- [PROVIDED DATA]:
◇ ◇ ◇

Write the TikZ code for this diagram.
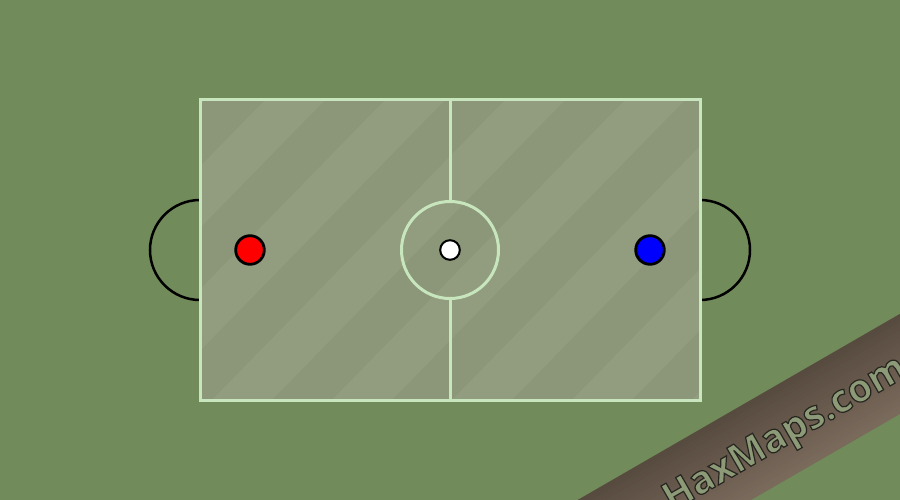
\documentclass[tikz,border=0pt]{standalone}
\usepackage{fontspec}
\newfontfamily\haxfont{Open Sans}
\definecolor{bg}{HTML}{718B5A}
\definecolor{fielddark}{HTML}{8C9679}
\definecolor{fieldlight}{HTML}{929D7F}
\definecolor{fieldline}{HTML}{C7E6BE}
\definecolor{bannerdark}{HTML}{574A3F}
\definecolor{bannerlight}{HTML}{7A6A5C}
\definecolor{haxtext}{HTML}{8C9A78}
\newcommand\outlinedtext[1]{\special{pdf:literal direct 2 Tr 1.2 w 0.15 0.15 0.12 RG}#1\special{pdf:literal direct 0 Tr}}
\begin{document}
\begin{tikzpicture}[x=1pt,y=-1pt,
  ball/.style={circle, draw=black, inner sep=0pt, outer sep=0pt},
  player/.style={ball, line width=2.8pt, minimum size=28.6pt},
  puck/.style={ball, line width=2pt, fill=white, minimum size=19.6pt},
  markline/.style={draw=fieldline, line width=3pt},
  goalarc/.style={draw=black, line width=2.5pt},
  fieldbox/.style={rectangle, inner sep=0pt, outer sep=0pt, fill=fielddark, minimum width=500pt, minimum height=300pt},
]
\useasboundingbox (0,0) rectangle (900,500);
\clip (0,0) rectangle (900,500);
\fill[bg] (0,0) rectangle (900,500);
% goals
\coordinate (lgt) at (200,200);
\coordinate (rgt) at (700,200);
\draw[goalarc] (lgt) arc[start angle=-90, end angle=-270, radius=50];
\draw[goalarc] (rgt) arc[start angle=-90, end angle=90, radius=50];
% field
\node[fieldbox] (field) at (450,250) {};
\begin{scope}
  \clip (field.north west) rectangle (field.south east);
  \foreach \m in {-1,...,6} {
    \fill[fieldlight] ({265+120*\m},100) -- ({325+120*\m},100) -- ({32+120*\m},400) -- ({-28+120*\m},400) -- cycle;
  }
\end{scope}
\node[circle, markline, inner sep=0pt, outer sep=0pt, minimum size=97pt] (cc) at (450,250) {};
\draw[markline] (field.north) -- (cc.north);
\draw[markline] (cc.south) -- (field.south);
\draw[markline] (field.north west) rectangle (field.south east);
% discs
\node[player, fill=red] (red) at (250,250) {};
\node[player, fill=blue] (blue) at (650,250) {};
\node[puck] (ball) at (450,250) {};
% banner
\begin{scope}[shift={(900,363.5)}, rotate=30]
  \foreach \i in {0,...,23} {
    \pgfmathsetmacro\p{100*\i/23}
    \fill[bannerlight!\p!bannerdark] (-520,{-43+3.6*\i}) rectangle (300,{-43+3.6*(\i+1)+0.3});
  }
  \node[rotate=30, anchor=base west, inner sep=0pt, text=haxtext, font=\haxfont\bfseries\fontsize{39}{39}\selectfont] (hax) at (-272,14.5) {\outlinedtext{HaxMaps.com}};
\end{scope}
\end{tikzpicture}
\end{document}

◇ ◇ ◇

- [DIRECTIONS FOR THIS TASK]: Make an exact copy of all the material, but keep the pictures out of it.

- [IN RESPONSE]:
Write the TikZ code for this diagram.
\documentclass[tikz,border=0pt]{standalone}
\usepackage{fontspec}
\newfontfamily\haxfont{Open Sans}
\definecolor{bg}{HTML}{718B5A}
\definecolor{fielddark}{HTML}{8C9679}
\definecolor{fieldlight}{HTML}{929D7F}
\definecolor{fieldline}{HTML}{C7E6BE}
\definecolor{bannerdark}{HTML}{574A3F}
\definecolor{bannerlight}{HTML}{7A6A5C}
\definecolor{haxtext}{HTML}{8C9A78}
\newcommand\outlinedtext[1]{\special{pdf:literal direct 2 Tr 1.2 w 0.15 0.15 0.12 RG}#1\special{pdf:literal direct 0 Tr}}
\begin{document}
\begin{tikzpicture}[x=1pt,y=-1pt,
  ball/.style={circle, draw=black, inner sep=0pt, outer sep=0pt},
  player/.style={ball, line width=2.8pt, minimum size=28.6pt},
  puck/.style={ball, line width=2pt, fill=white, minimum size=19.6pt},
  markline/.style={draw=fieldline, line width=3pt},
  goalarc/.style={draw=black, line width=2.5pt},
  fieldbox/.style={rectangle, inner sep=0pt, outer sep=0pt, fill=fielddark, minimum width=500pt, minimum height=300pt},
]
\useasboundingbox (0,0) rectangle (900,500);
\clip (0,0) rectangle (900,500);
\fill[bg] (0,0) rectangle (900,500);
% goals
\coordinate (lgt) at (200,200);
\coordinate (rgt) at (700,200);
\draw[goalarc] (lgt) arc[start angle=-90, end angle=-270, radius=50];
\draw[goalarc] (rgt) arc[start angle=-90, end angle=90, radius=50];
% field
\node[fieldbox] (field) at (450,250) {};
\begin{scope}
  \clip (field.north west) rectangle (field.south east);
  \foreach \m in {-1,...,6} {
    \fill[fieldlight] ({265+120*\m},100) -- ({325+120*\m},100) -- ({32+120*\m},400) -- ({-28+120*\m},400) -- cycle;
  }
\end{scope}
\node[circle, markline, inner sep=0pt, outer sep=0pt, minimum size=97pt] (cc) at (450,250) {};
\draw[markline] (field.north) -- (cc.north);
\draw[markline] (cc.south) -- (field.south);
\draw[markline] (field.north west) rectangle (field.south east);
% discs
\node[player, fill=red] (red) at (250,250) {};
\node[player, fill=blue] (blue) at (650,250) {};
\node[puck] (ball) at (450,250) {};
% banner
\begin{scope}[shift={(900,363.5)}, rotate=30]
  \foreach \i in {0,...,23} {
    \pgfmathsetmacro\p{100*\i/23}
    \fill[bannerlight!\p!bannerdark] (-520,{-43+3.6*\i}) rectangle (300,{-43+3.6*(\i+1)+0.3});
  }
  \node[rotate=30, anchor=base west, inner sep=0pt, text=haxtext, font=\haxfont\bfseries\fontsize{39}{39}\selectfont] (hax) at (-272,14.5) {\outlinedtext{HaxMaps.com}};
\end{scope}
\end{tikzpicture}
\end{document}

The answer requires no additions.